_Stated task:_ Count lines, not occurrences: give the number of lines holding the word "that", and nothing besides.

_Material supplied:_
┄┄┄┄┄┄┄┄┄┄
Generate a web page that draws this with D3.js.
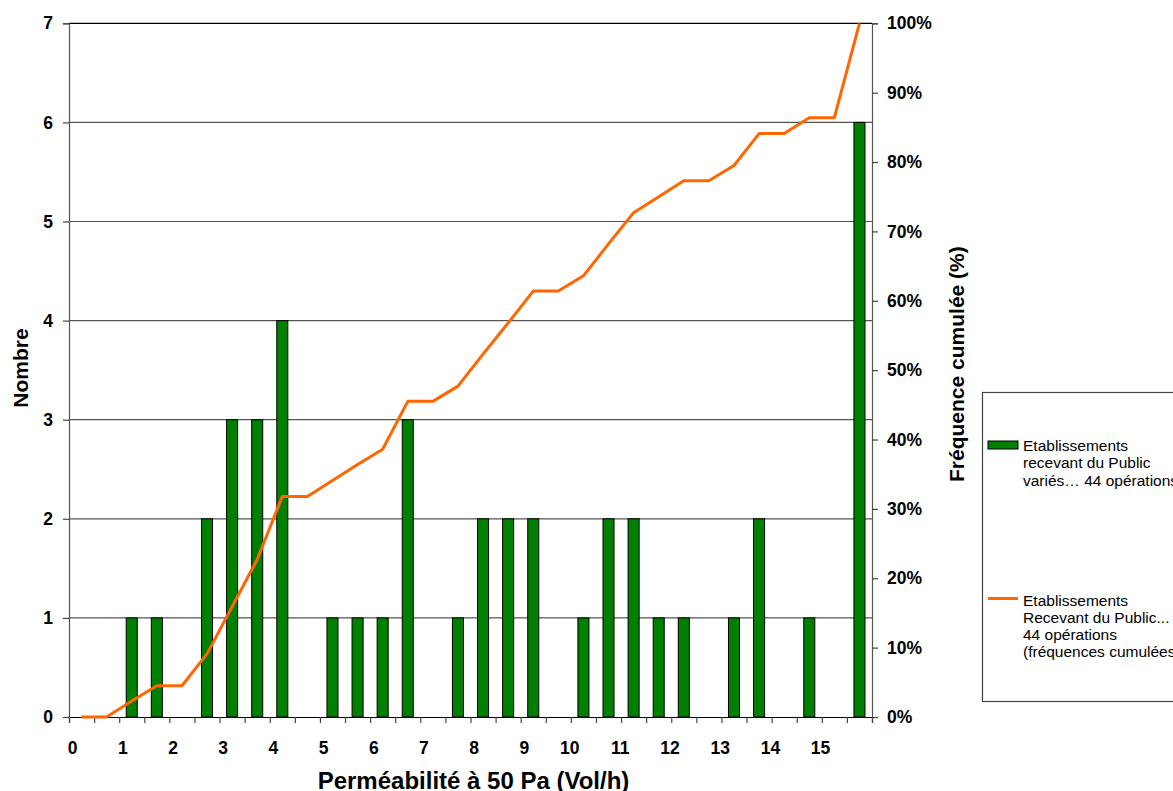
┄┄┄┄┄┄┄┄┄┄
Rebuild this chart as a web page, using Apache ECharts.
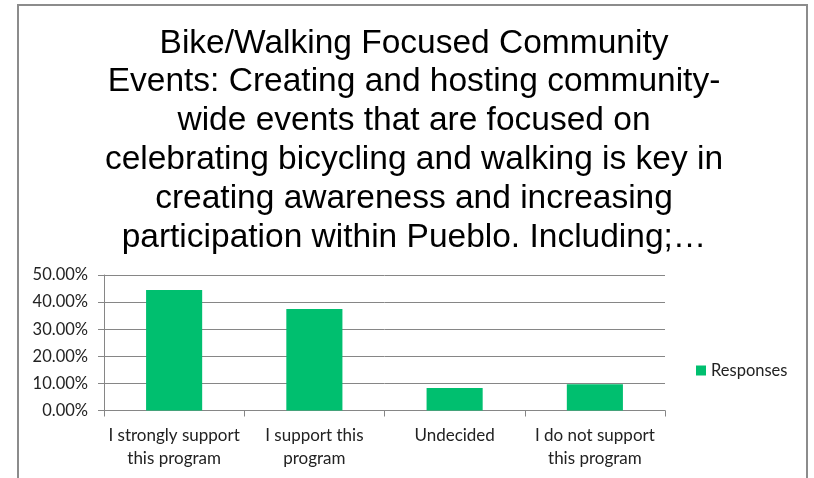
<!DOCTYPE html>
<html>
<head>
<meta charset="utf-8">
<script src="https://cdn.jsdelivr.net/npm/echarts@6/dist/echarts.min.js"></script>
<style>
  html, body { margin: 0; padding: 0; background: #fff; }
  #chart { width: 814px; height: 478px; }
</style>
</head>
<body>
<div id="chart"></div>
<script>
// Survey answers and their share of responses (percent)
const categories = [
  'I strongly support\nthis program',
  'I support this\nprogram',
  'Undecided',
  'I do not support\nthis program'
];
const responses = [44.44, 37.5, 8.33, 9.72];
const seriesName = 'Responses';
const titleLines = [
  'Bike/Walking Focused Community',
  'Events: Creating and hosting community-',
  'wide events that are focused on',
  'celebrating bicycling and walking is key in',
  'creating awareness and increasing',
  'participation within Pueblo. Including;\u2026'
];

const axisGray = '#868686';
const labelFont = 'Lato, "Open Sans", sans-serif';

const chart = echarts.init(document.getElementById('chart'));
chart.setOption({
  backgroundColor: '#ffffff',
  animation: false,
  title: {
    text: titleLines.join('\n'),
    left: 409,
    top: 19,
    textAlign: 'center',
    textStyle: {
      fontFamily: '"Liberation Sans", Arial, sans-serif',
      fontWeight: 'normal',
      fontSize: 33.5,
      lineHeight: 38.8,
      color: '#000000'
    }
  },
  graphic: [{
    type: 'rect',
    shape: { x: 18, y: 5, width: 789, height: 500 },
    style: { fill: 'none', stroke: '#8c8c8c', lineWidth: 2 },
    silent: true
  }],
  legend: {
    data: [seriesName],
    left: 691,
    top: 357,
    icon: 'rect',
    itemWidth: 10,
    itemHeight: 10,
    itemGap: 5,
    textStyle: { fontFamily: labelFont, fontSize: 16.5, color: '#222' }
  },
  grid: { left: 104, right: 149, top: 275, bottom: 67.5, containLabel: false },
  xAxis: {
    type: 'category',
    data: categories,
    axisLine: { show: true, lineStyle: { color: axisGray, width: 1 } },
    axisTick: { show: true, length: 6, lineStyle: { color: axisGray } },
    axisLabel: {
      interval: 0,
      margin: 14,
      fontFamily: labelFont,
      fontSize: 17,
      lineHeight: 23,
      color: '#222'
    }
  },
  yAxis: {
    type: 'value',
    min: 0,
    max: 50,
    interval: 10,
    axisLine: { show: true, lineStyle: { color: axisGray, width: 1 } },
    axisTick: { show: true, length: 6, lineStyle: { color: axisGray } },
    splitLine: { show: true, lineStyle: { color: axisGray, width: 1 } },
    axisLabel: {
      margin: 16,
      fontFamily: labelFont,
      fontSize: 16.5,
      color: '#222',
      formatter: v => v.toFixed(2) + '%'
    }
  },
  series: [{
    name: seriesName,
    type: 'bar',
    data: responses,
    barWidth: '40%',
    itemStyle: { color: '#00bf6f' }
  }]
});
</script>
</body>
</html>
┄┄┄┄┄┄┄┄┄┄
_Output for this exercise:_ 2